## Work to do
Restate the data exactly as given and keep the pictures out.

## Data provided
>> Start

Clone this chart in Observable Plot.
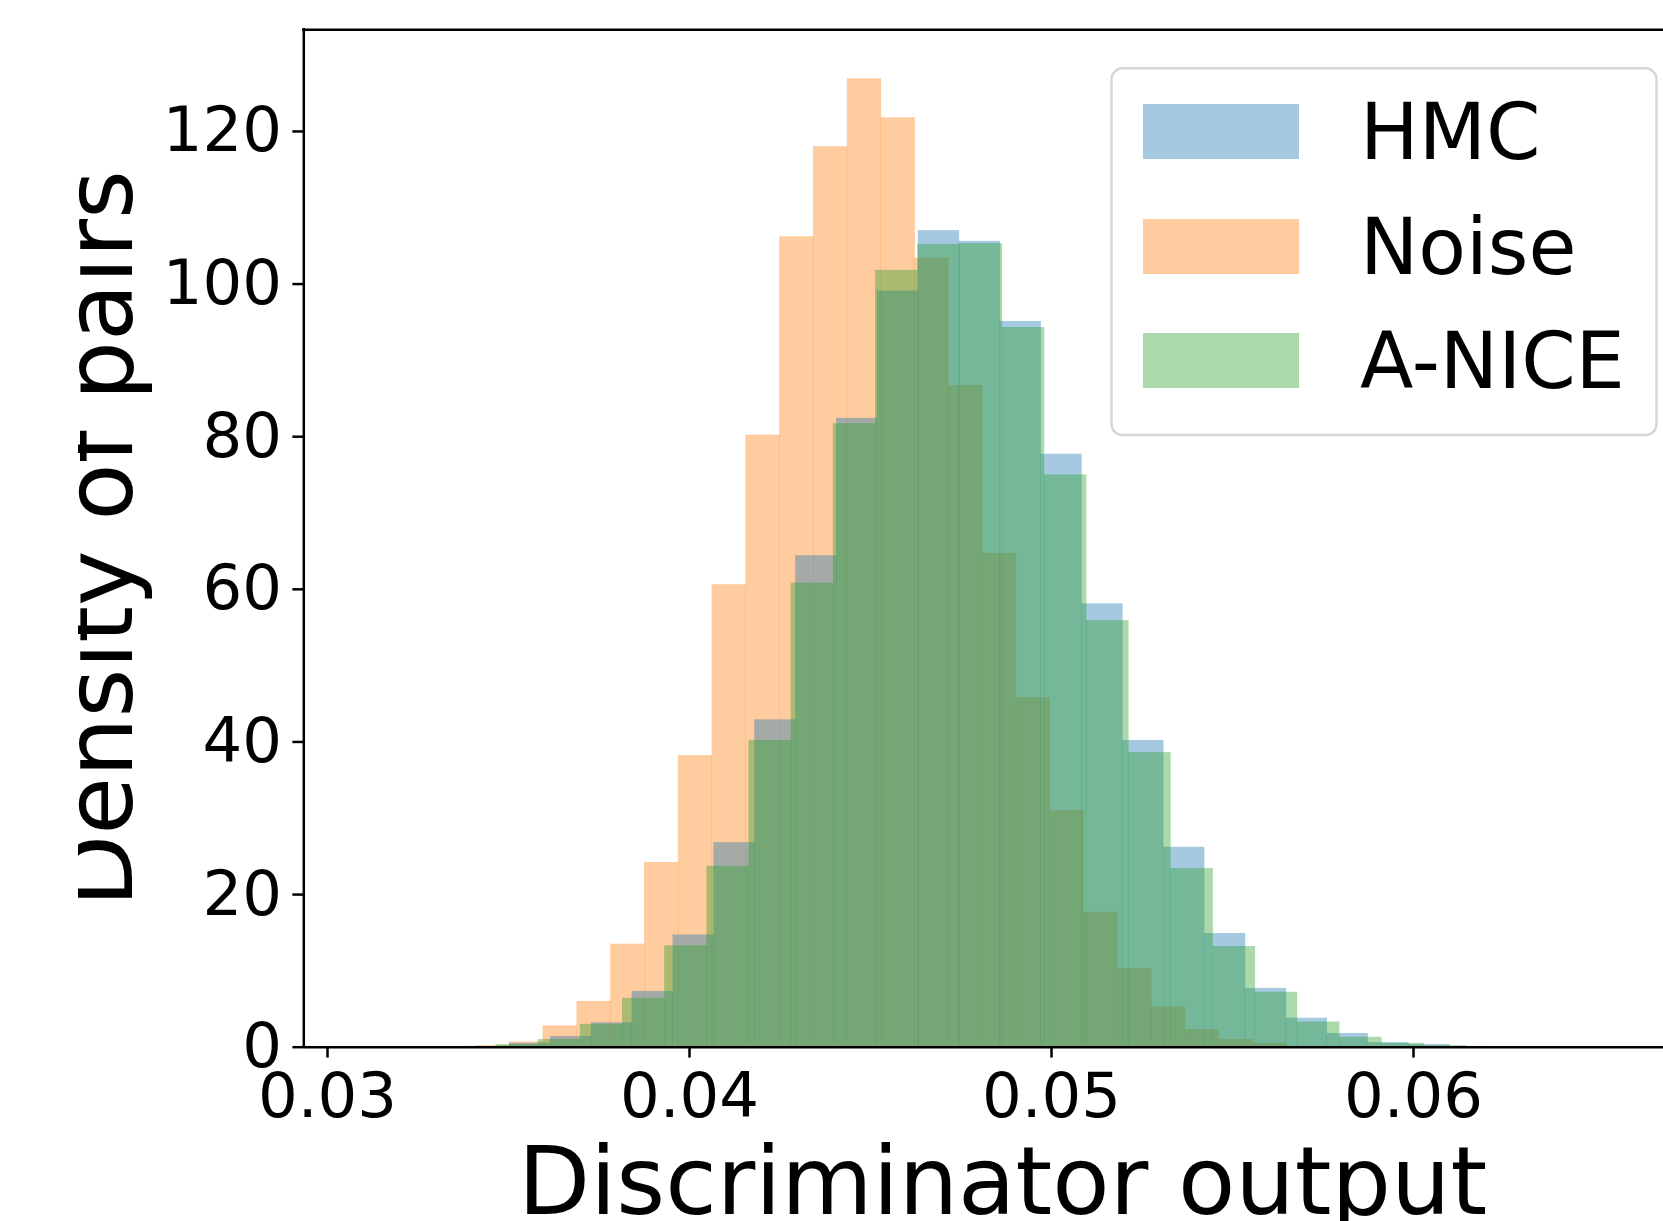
<!DOCTYPE html>
<html>
<head>
<meta charset="utf-8">
<script src="https://cdn.jsdelivr.net/npm/d3@7"></script>
<script src="https://cdn.jsdelivr.net/npm/@observablehq/plot@0.6"></script>
<style>
  html, body { margin: 0; padding: 0; background: white; overflow: hidden; }
  #chart svg { max-width: none !important; display: block; }
</style>
</head>
<body>
<div id="chart"></div>
<script>
// ---------------- data ----------------
const seriesNames = ["HMC", "Noise", "A-NICE"];
const seriesColors = ["#1f77b4", "#ff7f0e", "#2ca02c"];
// drawing order (bottom to top) as seen from the colour blends in the reference
const drawOrder = ["Noise", "HMC", "A-NICE"];

// HMC histogram (density), 30 uniform bins
const hmcFirstEdge = 0.031641;
const hmcBinWidth = 0.0011291;
const hmcDensity = [0.05, 0.05, 0.1, 0.5, 1.4, 3.2, 7.3, 14.7, 26.8, 42.9,
  64.4, 82.4, 99.1, 107.0, 105.6, 95.1, 77.7, 58.1, 40.2, 26.2,
  14.9, 7.7, 3.8, 1.8, 0.6, 0.35, 0.1, 0.05, 0.03, 0.02];

// Noise histogram (density), 30 uniform bins
const noiseFirstEdge = 0.031287;
const noiseBinWidth = 0.0009337;
const noiseDensity = [0.02, 0.02, 0.05, 0.2, 0.7, 2.8, 6.0, 13.5, 24.2, 38.2,
  60.6, 80.2, 106.2, 118.0, 126.9, 121.8, 103.4, 86.7, 64.7, 45.8,
  31.0, 17.7, 10.3, 5.3, 2.3, 1.0, 0.5, 0.1, 0.05, 0.02];

// A-NICE histogram (density), 30 uniform bins
const aniceFirstEdge = 0.03116;
const aniceBinWidth = 0.0011649;
const aniceDensity = [0.02, 0.05, 0.1, 0.35, 1.0, 3.0, 6.4, 13.3, 23.7, 40.2,
  60.8, 81.7, 101.8, 105.2, 105.3, 94.3, 75.0, 55.9, 38.6, 23.4,
  13.2, 7.2, 3.3, 1.3, 0.5, 0.2, 0.08, 0.04, 0.02, 0.02];

const xDomain = [0.029345, 0.066906];
const yDomain = [0, 133.32];
const xTicks = [0.03, 0.04, 0.05, 0.06];
const yTicks = [0, 20, 40, 60, 80, 100, 120];
const xLabel = "Discriminator output";
const yLabel = "Density of pairs";

// ---------------- build table ----------------
const hist = {
  "HMC": [hmcFirstEdge, hmcBinWidth, hmcDensity],
  "Noise": [noiseFirstEdge, noiseBinWidth, noiseDensity],
  "A-NICE": [aniceFirstEdge, aniceBinWidth, aniceDensity]
};
const rows = [];
drawOrder.forEach(name => {
  const [first, width, dens] = hist[name];
  dens.forEach((d, i) => rows.push({series: name, x1: first + i * width, x2: first + (i + 1) * width, density: d}));
});

const W = 1663, H = 1221;
const font = "DejaVu Sans";

const chart = Plot.plot({
  width: W,
  height: H,
  marginLeft: 303.3,
  marginRight: 0,
  marginTop: 29.3,
  marginBottom: 174.3,
  style: {fontFamily: font, fontSize: "62.5px", color: "black", background: "white", overflow: "visible"},
  x: {domain: xDomain},
  y: {domain: yDomain},
  color: {domain: seriesNames, range: seriesColors},
  marks: [
    Plot.rectY(rows, {x1: "x1", x2: "x2", y: "density", fill: "series", fillOpacity: 0.4, insetLeft: 0, insetRight: -0.5}),
    Plot.axisX({ticks: xTicks, tickFormat: d3.format(".2f"), tickSize: 10.9, tickPadding: 15, strokeWidth: 2.5, fontSize: 62.5, label: null}),
    Plot.axisY({ticks: yTicks, tickFormat: d3.format("d"), tickSize: 10.9, tickPadding: 10.9, strokeWidth: 2.5, fontSize: 62.5, label: null}),
    Plot.ruleY([yDomain[0]], {stroke: "black", strokeWidth: 2.5}),
    Plot.ruleY([yDomain[1]], {stroke: "black", strokeWidth: 2.5, strokeLinecap: "square"}),
    Plot.ruleX([xDomain[0]], {stroke: "black", strokeWidth: 2.5, strokeLinecap: "square"}),
    Plot.text([xLabel], {frameAnchor: "bottom", textAnchor: "middle", lineAnchor: "bottom", dx: 19, dy: 166.6, fontSize: 93.75, fill: "black"}),
    Plot.text([yLabel], {frameAnchor: "left", textAnchor: "middle", lineAnchor: "bottom", rotate: -90, dx: -171.6, fontSize: 93.75, fill: "black"})
  ]
});
document.getElementById("chart").appendChild(chart);

// ---------------- clip the y label on its left side as in the reference ----------------
const svg = d3.select(chart);
const defs = svg.insert("defs", ":first-child");
defs.append("clipPath").attr("id", "ylabclip")
  .append("rect").attr("x", 78).attr("y", 0).attr("width", W).attr("height", H);
const ytext = svg.selectAll("text").filter(function () { return this.textContent === yLabel; });
if (!ytext.empty()) {
  const g = ytext.node().parentNode;
  const wrapper = document.createElementNS("http://www.w3.org/2000/svg", "g");
  wrapper.setAttribute("clip-path", "url(#ylabclip)");
  g.parentNode.insertBefore(wrapper, g);
  wrapper.appendChild(g);
}

// ---------------- legend ----------------
const leg = svg.append("g").attr("class", "legend").attr("font-family", font).attr("text-anchor", "start");
leg.append("rect")
  .attr("x", 1111.5).attr("y", 68.3).attr("width", 545).attr("height", 366.7)
  .attr("rx", 11).attr("ry", 11)
  .attr("fill", "white").attr("fill-opacity", 0.8)
  .attr("stroke", "#cccccc").attr("stroke-opacity", 0.8).attr("stroke-width", 2.5);
const swatchTops = [104, 219, 333];
const baselines = [159, 274, 387.7];
seriesNames.forEach((name, i) => {
  leg.append("rect")
    .attr("x", 1143).attr("y", swatchTops[i]).attr("width", 156).attr("height", 55)
    .attr("fill", seriesColors[i]).attr("fill-opacity", 0.4);
  leg.append("text")
    .attr("x", 1360).attr("y", baselines[i])
    .attr("text-anchor", "start")
    .attr("font-size", 78).attr("fill", "black")
    .text(name);
});
</script>
</body>
</html>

>> End

## Response
Clone this chart in Observable Plot.
<!DOCTYPE html>
<html>
<head>
<meta charset="utf-8">
<script src="https://cdn.jsdelivr.net/npm/d3@7"></script>
<script src="https://cdn.jsdelivr.net/npm/@observablehq/plot@0.6"></script>
<style>
  html, body { margin: 0; padding: 0; background: white; overflow: hidden; }
  #chart svg { max-width: none !important; display: block; }
</style>
</head>
<body>
<div id="chart"></div>
<script>
// ---------------- data ----------------
const seriesNames = ["HMC", "Noise", "A-NICE"];
const seriesColors = ["#1f77b4", "#ff7f0e", "#2ca02c"];
// drawing order (bottom to top) as seen from the colour blends in the reference
const drawOrder = ["Noise", "HMC", "A-NICE"];

// HMC histogram (density), 30 uniform bins
const hmcFirstEdge = 0.031641;
const hmcBinWidth = 0.0011291;
const hmcDensity = [0.05, 0.05, 0.1, 0.5, 1.4, 3.2, 7.3, 14.7, 26.8, 42.9,
  64.4, 82.4, 99.1, 107.0, 105.6, 95.1, 77.7, 58.1, 40.2, 26.2,
  14.9, 7.7, 3.8, 1.8, 0.6, 0.35, 0.1, 0.05, 0.03, 0.02];

// Noise histogram (density), 30 uniform bins
const noiseFirstEdge = 0.031287;
const noiseBinWidth = 0.0009337;
const noiseDensity = [0.02, 0.02, 0.05, 0.2, 0.7, 2.8, 6.0, 13.5, 24.2, 38.2,
  60.6, 80.2, 106.2, 118.0, 126.9, 121.8, 103.4, 86.7, 64.7, 45.8,
  31.0, 17.7, 10.3, 5.3, 2.3, 1.0, 0.5, 0.1, 0.05, 0.02];

// A-NICE histogram (density), 30 uniform bins
const aniceFirstEdge = 0.03116;
const aniceBinWidth = 0.0011649;
const aniceDensity = [0.02, 0.05, 0.1, 0.35, 1.0, 3.0, 6.4, 13.3, 23.7, 40.2,
  60.8, 81.7, 101.8, 105.2, 105.3, 94.3, 75.0, 55.9, 38.6, 23.4,
  13.2, 7.2, 3.3, 1.3, 0.5, 0.2, 0.08, 0.04, 0.02, 0.02];

const xDomain = [0.029345, 0.066906];
const yDomain = [0, 133.32];
const xTicks = [0.03, 0.04, 0.05, 0.06];
const yTicks = [0, 20, 40, 60, 80, 100, 120];
const xLabel = "Discriminator output";
const yLabel = "Density of pairs";

// ---------------- build table ----------------
const hist = {
  "HMC": [hmcFirstEdge, hmcBinWidth, hmcDensity],
  "Noise": [noiseFirstEdge, noiseBinWidth, noiseDensity],
  "A-NICE": [aniceFirstEdge, aniceBinWidth, aniceDensity]
};
const rows = [];
drawOrder.forEach(name => {
  const [first, width, dens] = hist[name];
  dens.forEach((d, i) => rows.push({series: name, x1: first + i * width, x2: first + (i + 1) * width, density: d}));
});

const W = 1663, H = 1221;
const font = "DejaVu Sans";

const chart = Plot.plot({
  width: W,
  height: H,
  marginLeft: 303.3,
  marginRight: 0,
  marginTop: 29.3,
  marginBottom: 174.3,
  style: {fontFamily: font, fontSize: "62.5px", color: "black", background: "white", overflow: "visible"},
  x: {domain: xDomain},
  y: {domain: yDomain},
  color: {domain: seriesNames, range: seriesColors},
  marks: [
    Plot.rectY(rows, {x1: "x1", x2: "x2", y: "density", fill: "series", fillOpacity: 0.4, insetLeft: 0, insetRight: -0.5}),
    Plot.axisX({ticks: xTicks, tickFormat: d3.format(".2f"), tickSize: 10.9, tickPadding: 15, strokeWidth: 2.5, fontSize: 62.5, label: null}),
    Plot.axisY({ticks: yTicks, tickFormat: d3.format("d"), tickSize: 10.9, tickPadding: 10.9, strokeWidth: 2.5, fontSize: 62.5, label: null}),
    Plot.ruleY([yDomain[0]], {stroke: "black", strokeWidth: 2.5}),
    Plot.ruleY([yDomain[1]], {stroke: "black", strokeWidth: 2.5, strokeLinecap: "square"}),
    Plot.ruleX([xDomain[0]], {stroke: "black", strokeWidth: 2.5, strokeLinecap: "square"}),
    Plot.text([xLabel], {frameAnchor: "bottom", textAnchor: "middle", lineAnchor: "bottom", dx: 19, dy: 166.6, fontSize: 93.75, fill: "black"}),
    Plot.text([yLabel], {frameAnchor: "left", textAnchor: "middle", lineAnchor: "bottom", rotate: -90, dx: -171.6, fontSize: 93.75, fill: "black"})
  ]
});
document.getElementById("chart").appendChild(chart);

// ---------------- clip the y label on its left side as in the reference ----------------
const svg = d3.select(chart);
const defs = svg.insert("defs", ":first-child");
defs.append("clipPath").attr("id", "ylabclip")
  .append("rect").attr("x", 78).attr("y", 0).attr("width", W).attr("height", H);
const ytext = svg.selectAll("text").filter(function () { return this.textContent === yLabel; });
if (!ytext.empty()) {
  const g = ytext.node().parentNode;
  const wrapper = document.createElementNS("http://www.w3.org/2000/svg", "g");
  wrapper.setAttribute("clip-path", "url(#ylabclip)");
  g.parentNode.insertBefore(wrapper, g);
  wrapper.appendChild(g);
}

// ---------------- legend ----------------
const leg = svg.append("g").attr("class", "legend").attr("font-family", font).attr("text-anchor", "start");
leg.append("rect")
  .attr("x", 1111.5).attr("y", 68.3).attr("width", 545).attr("height", 366.7)
  .attr("rx", 11).attr("ry", 11)
  .attr("fill", "white").attr("fill-opacity", 0.8)
  .attr("stroke", "#cccccc").attr("stroke-opacity", 0.8).attr("stroke-width", 2.5);
const swatchTops = [104, 219, 333];
const baselines = [159, 274, 387.7];
seriesNames.forEach((name, i) => {
  leg.append("rect")
    .attr("x", 1143).attr("y", swatchTops[i]).attr("width", 156).attr("height", 55)
    .attr("fill", seriesColors[i]).attr("fill-opacity", 0.4);
  leg.append("text")
    .attr("x", 1360).attr("y", baselines[i])
    .attr("text-anchor", "start")
    .attr("font-size", 78).attr("fill", "black")
    .text(name);
});
</script>
</body>
</html>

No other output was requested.